We do not need to beg the EU to change its position, that would be fruitless, as all experience from Harold Macmillan 50 years ago to David Cameron has proven. We do not need to beg the EU for a new deal, as Boris Johnson has suggested. We do not need to pay the EU £39 billion for the privilege of leaving, nor even the £20 billion that Johnson proposed.

We can and should just declare our policies on trade, fishing, the Irish border, immigration and everything else. We do not need to ask the EU’s permission. We declare our independence and then, if we wish, we can negotiate with the EU. 

As for Rosie Cooper MP, she welcomed her own majority elections to Parliament, every one of them, by accepting the honour bestowed on her by West Lancashire. She did not challenge her own victories. Why should she treat a referendum result any differently? Perhaps she might pay us the respect of accepting this majority vote too? 


Responses

  1. 1) Theresa May (a remainer) should never, ever have been given the post of PM. The country voted to leave the EU, the only logical and more importantly HONOURABLE appointment would have been to elect a brexiteer as PM – someone who ACTUALLY BELIEVED IN THE CONCEPT OF LEAVING THE EU. By electing May, the Tory party predictably built-in an automatic balls-up function, ‘negotiating’ from a position of hiding under the duvet, rather than one of confidence, belief & commitment.

    2) Her clueless cack-handed meddling, and the appointment of the secret shadow negotiating team (the conniving politburo) headed up by committed Europhile and all-round gormless jobsworth, the awful Oliver Robbins has ensured a national giveaway of Boxing Day Sales dimensions. It’s a betrayal made real.

    3) In the historical pantheon of traitorous betrayal there are two new names to be added to Brutus, Benedict Arnold, Vidkun Quisling, Judas Iscariot – Theresa May & the odious Olly Robbins.

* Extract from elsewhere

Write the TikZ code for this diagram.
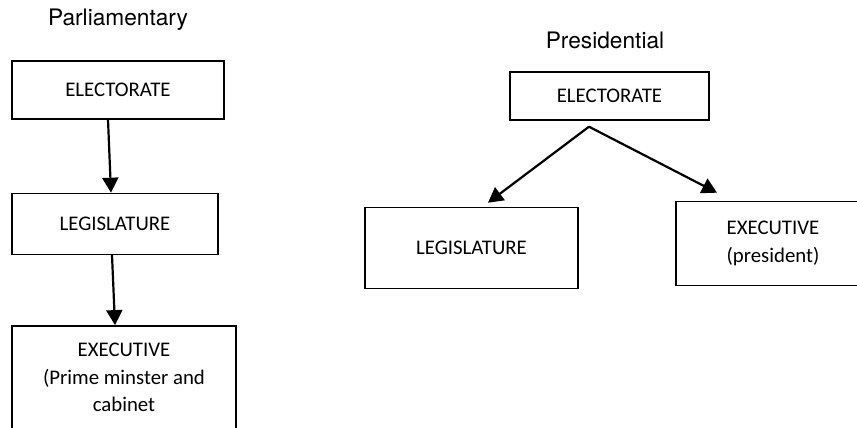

    4) If Brexit doesn’t happen, or if it’s ‘Brexit in name only’ there really will be trouble ahead. The cosy two-party power share will be blown out of the water, gone forever. The Westminster bubble need to tread very, very carefully because the ever-reliable voting fodder are beginning to get a bit irritated.

    • Well said. I add the names of Edward Heath, who sold us out to Europe, and David Cameron, whose record epitomised the clueless cack-handedness we have become victims of by the leaderships of our country.